Investing in mining and resources stocks can be risky. Newcrest Mining Limited (ASX: NCM) and other gold stocks are the most recent example of how unpredictable commodity-dependent companies can be.
That’s because running a business is tough at the best of times but when you factor in the seemingly wild gyrations of spot prices and a price taking industry, it only gets more difficult. Even the most experienced mining investors get it wrong.
Long-time Rio Tinto Limited (ASX: RIO) shareholders know it all too well. When their experienced board members signed-off on the disastrous $US38 billion Alcan investment back in 2008, they certainly got it wrong. So much so that the company is still feeling the effects of it today with some analysts declaring Rio Tinto missed the mining boom. But could the bad streak be coming to an end? Let’s take a look at the three biggest risks affecting the company today.
Although it’s already cost shareholders tens of billions of dollars in write-downs, it’s quite possible the write-downs could continue into the next financial year with key metal prices tipped to remain at low levels. In its most recent full-year report, Rio wrote off $3.43 billion of investors’ money, $1.29 billion of that came from the aluminium division.
However it could be reaching a turning point because despite posting a write-down in 2013, it also managed to grow its net earnings to $557 million.
Like Fortescue Metals Group Limited (ASX: FMG), BHP Billiton Limited (ASX: BHP) and many of the world’s biggest miners, Rio is dependent on Chinese economic growth and, in particular, its government’s spending on infrastructure projects such as housing, transportation and urban developments. Although Rio will be rapidly increasing production of key commodities in the next few years so too are its international rivals. As any business graduate will tell you, greater supply without an equivalent rise in demand will most likely result in falling prices.
3. Dependence on iron ore
If China’s spending on infrastructure projects does slow, I’d rather be holding onto BHP shares than Rio because Rio is a near pure play on iron ore. Although it produces a mixture of different commodities, it doesn’t produce them on the scale it does with iron ore. Over 90% of FY13 earnings were derived from iron ore so although it may be its greatest strength, it could also be its number-one weakness.

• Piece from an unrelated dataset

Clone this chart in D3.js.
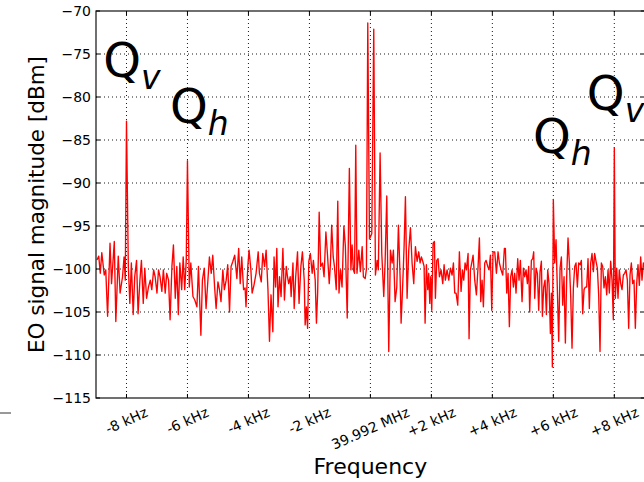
<!DOCTYPE html>
<html><head><meta charset="utf-8">
<script src="https://cdn.jsdelivr.net/npm/d3@7"></script>
<style>html,body{margin:0;padding:0;background:#fff;}svg{display:block;font-family:"DejaVu Sans",sans-serif;}</style>
</head><body><svg id="c" width="644" height="482"></svg>
<script>
const freqKHz = [
-8.97,-8.91,-8.86,-8.81,-8.73,-8.68,-8.62,-8.54,-8.49,-8.40,-8.35,-8.27,-8.21,-8.13,-8.08,-8.04,-8.00,-7.94,-7.89,-7.84,-7.78,-7.73,-7.67,-7.62,-7.56,-7.51,-7.45,-7.40,-7.34,-7.28,-7.22,-7.17,-7.11,-7.06,-7.00,-6.95,-6.90,-6.84,-6.79,-6.73,-6.68,-6.62,-6.57,-6.51,-6.46,-6.40,-6.35,-6.30,-6.25,-6.19,-6.14,-6.09,-6.04,-6.00,-5.94,-5.89,-5.82,-5.76,-5.69,-5.64,-5.56,-5.51,-5.45,-5.39,-5.33,-5.28,-5.22,-5.17,-5.11,-5.06,-5.00,-4.95,-4.90,-4.84,-4.79,-4.73,-4.68,-4.62,-4.57,-4.51,
-4.45,-4.38,-4.32,-4.27,-4.22,-4.16,-4.11,-4.08,-4.02,-3.98,-3.92,-3.88,-3.82,-3.75,-3.68,-3.64,-3.58,-3.53,-3.47,-3.42,-3.36,-3.31,-3.26,-3.20,-3.16,-3.11,-3.07,-3.03,-2.98,-2.93,-2.87,-2.82,-2.76,-2.72,-2.68,-2.63,-2.60,-2.54,-2.50,-2.45,-2.39,-2.34,-2.28,-2.23,-2.17,-2.14,-2.10,-2.06,-2.02,-1.97,-1.91,-1.87,-1.81,-1.77,-1.73,-1.68,-1.63,-1.57,-1.52,-1.46,-1.41,-1.35,-1.31,-1.27,-1.22,-1.18,-1.12,-1.07,-1.03,-0.98,-0.93,-0.87,-0.82,-0.76,-0.69,-0.64,-0.60,-0.56,-0.52,-0.48,-0.44,-0.38,-0.33,-0.27,-0.23,-0.17,
-0.13,-0.086,-0.03,0.045,0.11,0.165,0.22,0.26,0.318,0.373,0.438,0.482,0.537,0.602,0.657,0.712,0.755,0.81,0.865,0.919,0.974,1.007,1.061,1.105,1.149,1.203,1.258,1.313,1.367,1.422,1.477,1.531,1.586,1.63,1.673,1.717,1.761,1.794,1.837,1.881,1.914,1.947,1.98,2.012,2.056,2.10,2.132,2.176,2.22,2.264,2.318,2.373,2.417,2.46,2.515,2.57,2.624,2.679,2.723,2.766,2.81,2.865,2.919,2.974,3.018,3.061,3.105,3.149,3.204,3.236,3.28,3.324,3.368,3.422,3.477,3.532,3.575,3.619,3.663,3.706,3.75,3.794,3.849,3.892,3.936,3.98,4.023,4.078,4.133,4.187,4.231,4.286,4.34,4.395,
4.427,4.471,4.515,4.558,4.602,4.646,4.69,4.733,4.777,4.832,4.875,4.919,4.974,5.018,5.061,5.105,5.149,5.192,5.225,5.28,5.324,5.356,5.389,5.433,5.477,5.52,5.564,5.608,5.641,5.684,5.728,5.772,5.815,5.859,5.903,5.936,5.968,6.0,6.045,6.089,6.132,6.176,6.22,6.264,6.307,6.351,6.395,6.438,6.482,6.526,6.57,6.613,6.657,6.701,6.744,6.788,6.832,6.876,6.919,6.963,7.007,7.05,7.094,7.138,7.181,7.225,7.269,7.313,7.356,7.4,7.444,7.487,7.531,7.575,7.619,7.662,7.706,7.75,7.794,7.837,7.881,7.925,7.968,8.0,8.034,8.078,8.121,8.165,8.209,8.253,8.296,8.34,8.384,8.428,8.471,8.515,8.559,8.602,8.646,8.69,8.734,8.777,8.821,8.865,8.908,8.952,8.996
];
const levelDbm = [
-98.95,-98.5,-100.5,-98.1,-100.7,-100.1,-105.5,-97.0,-101.7,-96.8,-106.1,-98.5,-102.8,-100.9,-98.6,-101.3,-82.8,-99.7,-104.0,-99.3,-105.3,-100.9,-99.0,-105.2,-101.3,-99.0,-104.0,-99.9,-103.4,-102.1,-101.3,-102.4,-100.1,-100.9,-102.8,-100.1,-100.9,-102.6,-100.1,-102.8,-100.5,-101.3,-105.9,-99.7,-97.2,-103.4,-99.7,-105.3,-99.3,-102.4,-98.6,-102.4,-99.0,-87.4,-102.1,-99.3,-103.2,-103.6,-104.4,-99.7,-107.7,-101.3,-99.9,-104.6,-101.3,-98.6,-100.5,-98.4,-102.1,-104.6,-101.5,-102.4,-103.8,-100.1,-102.4,-101.3,-99.5,-105.0,-99.7,-99.1,
-98.4,-101.1,-97.6,-101.7,-98.6,-102.4,-102.2,-104.4,-99.7,-97.8,-100.1,-102.8,-101.9,-100.5,-98.0,-100.5,-101.5,-98.2,-99.7,-97.8,-102.4,-108.4,-103.0,-107.3,-98.6,-102.1,-97.6,-104.4,-100.9,-103.2,-97.6,-103.6,-99.7,-100.9,-101.7,-100.9,-103.2,-99.3,-104.6,-100.9,-98.0,-104.0,-99.7,-98.0,-101.3,-106.5,-104.4,-106.9,-99.1,-98.2,-100.5,-99.0,-101.3,-106.3,-102.8,-93.4,-99.7,-99.3,-100.9,-95.7,-98.2,-101.7,-99.3,-94.9,-98.6,-99.7,-102.4,-92.1,-102.8,-100.1,-102.1,-95.0,-97.4,-105.7,-88.3,-100.1,-97.2,-100.1,-100.5,-85.6,-100.5,-97.8,-100.3,-97.4,-100.9,-101.1,
-100.0,-71.4,-96.5,-95.9,-72.1,-100.7,-99.0,-100.1,-86.5,-98.2,-103.2,-99.3,-91.5,-109.6,-97.8,-99.3,-97.8,-103.8,-102.1,-94.9,-100.9,-106.3,-101.7,-97.4,-91.6,-103.4,-97.8,-95.2,-99.3,-101.7,-97.4,-99.1,-98.0,-99.3,-98.6,-99.1,-99.7,-106.3,-99.5,-102.4,-100.5,-104.0,-100.9,-104.8,-97.0,-96.8,-103.4,-99.0,-98.8,-100.9,-100.1,-101.7,-99.5,-101.3,-100.1,-101.3,-99.9,-100.7,-99.3,-102.8,-102.8,-104.2,-98.0,-102.6,-100.1,-101.3,-99.3,-100.1,-98.2,-108.1,-100.1,-99.3,-98.4,-101.3,-103.0,-99.7,-96.4,-103.8,-101.3,-104.4,-99.3,-99.0,-99.7,-100.1,-98.4,-104.8,-98.0,-98.0,-100.5,-98.0,-99.3,-100.1,-100.7,-97.6,
-97.6,-102.8,-100.5,-106.7,-100.9,-100.1,-102.1,-100.5,-102.8,-98.8,-101.3,-99.0,-103.8,-99.9,-100.9,-100.1,-101.7,-99.7,-105.0,-99.0,-98.8,-98.0,-103.4,-99.9,-100.5,-104.8,-100.3,-99.1,-105.5,-102.1,-101.3,-105.3,-100.1,-101.7,-107.5,-102.8,-111.4,-91.9,-99.3,-96.6,-102.4,-108.4,-99.9,-98.6,-104.2,-100.9,-108.6,-100.9,-96.4,-99.3,-103.2,-109.2,-102.2,-99.7,-99.3,-102.1,-99.3,-99.5,-99.0,-105.2,-102.4,-102.1,-102.1,-98.8,-104.6,-99.3,-98.2,-100.3,-98.2,-99.1,-99.9,-103.0,-109.6,-99.3,-99.7,-102.2,-100.9,-103.0,-100.1,-102.8,-99.1,-101.3,-105.9,-85.9,-103.4,-99.9,-103.4,-100.1,-101.7,-102.4,-100.7,-100.5,-100.1,-101.3,-106.9,-100.7,-99.3,-101.7,-101.3,-106.9,-101.7,-99.5,-101.9,-98.6,-101.3,-99.3,-99.9
];
const xTickValues = [-8,-6,-4,-2,0,2,4,6,8];
const xTickLabels = ["-8 kHz","-6 kHz","-4 kHz","-2 kHz","39.992 MHz","+2 kHz","+4 kHz","+6 kHz","+8 kHz"];
const yTickValues = [-115,-110,-105,-100,-95,-90,-85,-80,-75,-70];
const annoMain = ["Q","Q","Q","Q"];
const annoSub = ["v","h","h","v"];
const annoFreq = [-8.76,-6.57,5.33,7.10];
const annoDbm = [-77.7,-83.0,-86.5,-81.5];

const svg = d3.select("#c");
const L = 96, R = 644.8, T = 11, B = 398;
const x = d3.scaleLinear().domain([-9, 9]).range([L, R]);
const y = d3.scaleLinear().domain([-115, -70]).range([B, T]);

const grid = svg.append("g");
grid.selectAll("line.gx").data(xTickValues).join("line")
  .attr("x1", d => x(d)).attr("x2", d => x(d)).attr("y1", T).attr("y2", B)
  .attr("stroke", "#000").attr("stroke-width", 1).attr("stroke-dasharray", "1,3").attr("opacity", 0.9);
grid.selectAll("line.gy").data(yTickValues.filter(v => v > -115 && v < -70)).join("line")
  .attr("x1", L).attr("x2", R).attr("y1", d => y(d)).attr("y2", d => y(d))
  .attr("stroke", "#000").attr("stroke-width", 1).attr("stroke-dasharray", "1,3").attr("opacity", 0.9);

const line = d3.line().x((d, i) => x(freqKHz[i])).y(d => y(d));
svg.append("path").datum(levelDbm).attr("d", line)
  .attr("fill", "none").attr("stroke", "#ff0000").attr("stroke-width", 1.35).attr("stroke-linejoin", "round");

svg.append("rect").attr("x", L).attr("y", T).attr("width", R - L).attr("height", B - T)
  .attr("fill", "none").attr("stroke", "#111").attr("stroke-width", 1.2);

const tk = svg.append("g").attr("stroke", "#000").attr("stroke-width", 1);
xTickValues.forEach(v => {
  tk.append("line").attr("x1", x(v)).attr("x2", x(v)).attr("y1", B).attr("y2", B - 4);
  tk.append("line").attr("x1", x(v)).attr("x2", x(v)).attr("y1", T).attr("y2", T + 4);
});
yTickValues.forEach(v => {
  tk.append("line").attr("x1", L).attr("x2", L + 4).attr("y1", y(v)).attr("y2", y(v));
  tk.append("line").attr("x1", R).attr("x2", R - 4).attr("y1", y(v)).attr("y2", y(v));
});

svg.append("g").selectAll("text").data(yTickValues).join("text")
  .attr("x", L - 5).attr("y", d => y(d)).attr("dy", "0.36em")
  .attr("text-anchor", "end").attr("font-size", 14).attr("fill", "#000")
  .text(d => d3.format("d")(d).replace("-", "\u2212"));

const angDeg = 24;
const ang = angDeg * Math.PI / 180;
const xl = svg.append("g");
xTickValues.forEach((v, i) => {
  const t = xl.append("text").attr("font-size", 14).attr("fill", "#000")
    .attr("text-anchor", "middle").attr("dominant-baseline", "central").text(xTickLabels[i]);
  const w = t.node().getComputedTextLength();
  const h = w * Math.sin(ang) + 16 * Math.cos(ang);
  t.attr("transform", `translate(${x(v)},${B + 6 + h / 2}) rotate(${-angDeg})`);
});

svg.append("text").attr("x", (L + R) / 2).attr("y", 474).attr("text-anchor", "middle")
  .attr("font-size", 22).attr("fill", "#000").text("Frequency");
svg.append("text").attr("transform", `translate(43.5,${(T + B) / 2}) rotate(-90)`)
  .attr("text-anchor", "middle").attr("font-size", 21.5).attr("fill", "#000")
  .text("EO signal magnitude [dBm]");

annoMain.forEach((m, i) => {
  const t = svg.append("text").attr("x", x(annoFreq[i])).attr("y", y(annoDbm[i]))
    .attr("font-size", 48).attr("fill", "#000");
  t.append("tspan").text(m);
  t.append("tspan").attr("font-size", 33).attr("font-style", "italic").attr("dy", 12).text(annoSub[i]);
});

svg.append("line").attr("x1", 0).attr("x2", 11).attr("y1", 413).attr("y2", 413)
  .attr("stroke", "#333").attr("stroke-width", 1);
</script></body></html>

Bullish resources investors would likely be seeing value in Rio shares at current prices, as the miner continues to ramp-up production and pay down debt, but for those unwilling to take on the risks inherent in the sector, you’re probably asking yourself: “Why would I take on the added risk to invest in the company?”
If Rio can stem the bleeding and stop destroying shareholder value with constant write-downs and enjoy a couple of years with the iron ore price above $US110 per tonne, it’s likely the miner’s share price will jump in the next 24 months. If that happens, its current price will look like a bargain. But, if the stars don’t align, remember it’s the risk you took when you bought the shares.